Accord sur le cli­mat: une appli­ca­tion favo­rable à l’éco­no­mie plu­tôt qu’un rejet

Il l’a fait. De nom­breux parieurs ont dû perdre en misant sur le fait que cette pro­messe élec­to­rale ne serait pas tenue. Pour­tant, Donald Trump a dénoncé l’ac­cord cli­ma­tique signé à Paris. Pour de nom­breux défen­seurs du cli­mat, l’im­pen­sable s’est pro­duit, sous les yeux réjouis de cer­tains oppo­sants. Mais que signi­fie cette dénon­cia­tion?

Elle repré­sente en pre­mier lieu une cri­tique à l’en­droit de la poli­tique cli­ma­tique inter­na­tio­nale. Une cri­tique qui n’est pas sans fon­de­ment. En effet, la poli­tique cli­ma­tique actuelle est par trop idéo­lo­gique et dif­fi­ci­le­ment conci­liable avec la logique éco­no­mique. Aujour­d’hui, celui qui déploie le plus d’ef­forts pour réduire ses émis­sions de CO2 paie le prix le plus élevé, tan­dis que celui qui reste les bras croi­sés béné­fi­cie des réduc­tions d’émis­sion des autres. Le cal­cul qu’a dû faire Donald Trump semble clair. À cela s’ajoute que tous n’ont pas les mêmes inté­rêts. Je ne veux pas dire qu’il peut bien faire quelques degrés de plus quand je joue au golf, mais que, dans la toun­dra, il y a sûre­ment des per­sonnes qui ne seraient pas mal­heu­reuses s’il deve­nait pos­sible de culti­ver des céréales ou des légumes.

Peu importe ses moti­va­tions pré­cises, ce qui nous inté­resse ce sont les consé­quences pour la Suisse. L’ac­cord de Paris est le résul­tat d’an­nées de débats poli­tiques. Il repré­sente un large consen­sus inter­na­tio­nal pour une approche coor­don­née. Celle-ci est sûre­ment judi­cieuse, car il n’est pas pos­sible de réduire les émis­sions de CO2 dans l’at­mo­sphère en agis­sant seul. Avec la sor­tie des États-Unis, la nou­velle poli­tique cli­ma­tique s’ap­pli­que­rait à une part net­te­ment infé­rieure des émis­sions – l’ac­cord a néan­moins de grandes chances de suc­cès puisque seule une par­tie pre­nante sur 195 l’a dénoncé. Comme il ne peut pas être rési­lié avant 2020, il reste en vigueur. Et, d’ici là, les États-Unis auront de nou­velles élec­tions pré­si­den­tielles …

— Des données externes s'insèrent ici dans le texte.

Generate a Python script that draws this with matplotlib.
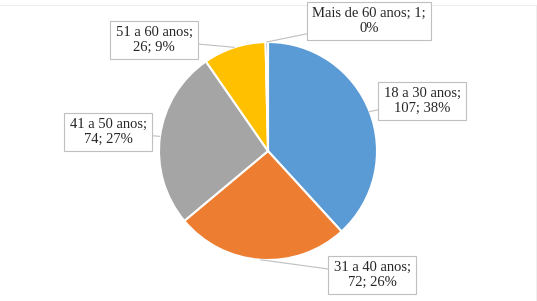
import numpy as np
import matplotlib.pyplot as plt

# Faixas etárias e quantidades
categorias = ["18 a 30 anos", "31 a 40 anos", "41 a 50 anos", "51 a 60 anos", "Mais de 60 anos"]
valores = [107, 72, 74, 26, 1]
percentuais = ["38%", "26%", "27%", "9%", "0%"]
cores = ["#5B9BD5", "#ED7D31", "#A5A5A5", "#FFC000", "#4472C4"]

# texto de cada rótulo (quebra de linha como no original)
rotulos = [
    "18 a 30 anos;\n107; 38%",
    "31 a 40 anos;\n72; 26%",
    "41 a 50 anos;\n74; 27%",
    "51 a 60 anos;\n26; 9%",
    "Mais de 60 anos; 1;\n0%",
]
# posição (pixels, origem no topo) do centro de cada caixa
pos_rotulos = [(422, 101), (372, 275), (108, 132), (154, 40), (369, 21)]

W, H = 537, 301
fig = plt.figure(figsize=(W / 100, H / 100), dpi=100)
ax = fig.add_axes([0, 0, 1, 1])
ax.set_aspect("equal")

centro = (268, H - 151)
raio = 109

wedges, _ = ax.pie(valores, colors=cores, startangle=90, counterclock=False,
                   center=centro, radius=raio, frame=True,
                   wedgeprops=dict(edgecolor="white", linewidth=1.5))
ax.set_xlim(0, W)
ax.set_ylim(0, H)
ax.axis("off")

for w, txt, (px, py) in zip(wedges, rotulos, pos_rotulos):
    ang = np.deg2rad((w.theta1 + w.theta2) / 2)
    ponto = (centro[0] + raio * np.cos(ang), centro[1] + raio * np.sin(ang))
    ax.annotate(txt, xy=ponto, xytext=(px, H - py), ha="center", va="center",
                fontsize=10.5, family="Liberation Serif", color="#262626",
                linespacing=1.15,
                bbox=dict(boxstyle="square,pad=0.35", fc="white", ec="#BFBFBF", lw=0.8),
                arrowprops=dict(arrowstyle="-", color="#BFBFBF", lw=0.8,
                                shrinkA=0, shrinkB=0))

# borda clara do gráfico
ax.plot([0, W - 1], [H - 5, H - 5], color="#EFEFEF", lw=0.8)
ax.plot([W - 1, W - 1], [0, H - 5], color="#EFEFEF", lw=0.8)

fig.savefig("out.png", dpi=100)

Dans ces condi­tions, la Suisse devrait main­te­nir son cap. Cela dit, comme les États-Unis placent leurs inté­rêts géo­po­li­tiques et éco­no­miques directs au pre­mier plan, nous ne devons pas être naïfs, Nous devrions viser à dimi­nuer autant que pos­sible les émis­sions de CO2 avec des mesures aussi ren­tables que pos­sibles. Cela réduira l’op­po­si­tion dans le pays. eco­no­mie­suisse pré­co­nise donc de main­te­nir l’ac­cord et de le mettre en œuvre en tenant compte des besoins de l’éco­no­mie. Il faut un méca­nisme flexible qui ne dis­cri­mine pas les réduc­tions d’émis­sions réa­li­sées à l’étran­ger par rap­port aux réduc­tions réa­li­sées sur le ter­ri­toire suisse. De plus, toutes les entre­prises doivent pou­voir prendre un enga­ge­ment de réduc­tion de leurs émis­sions et, en contre­par­tie, être exo­né­rées de «péna­li­tés» (conven­tion d’ob­jec­tifs avec exo­né­ra­tion de la taxe sur le CO2). Et, enfin, il est éga­le­ment impor­tant de gar­der la mesure par rap­port au mon­tant de la taxe sur le CO2, qui est déjà la plus haute du monde.

On peut se plaindre de ces contraintes ou au contraire sai­sir les oppor­tu­ni­tés qu’elles recèlent. La Suisse peut mettre à pro­fit l’ef­fron­te­rie des États-Unis pour révi­ser sa loi sur le CO2 en tenant compte des besoins de l’éco­no­mie et en visant l’ef­fi­ca­cité. Rédui­sons autant les émis­sions que nous le pou­vons, avec des moyens aussi limi­tés que pos­sible.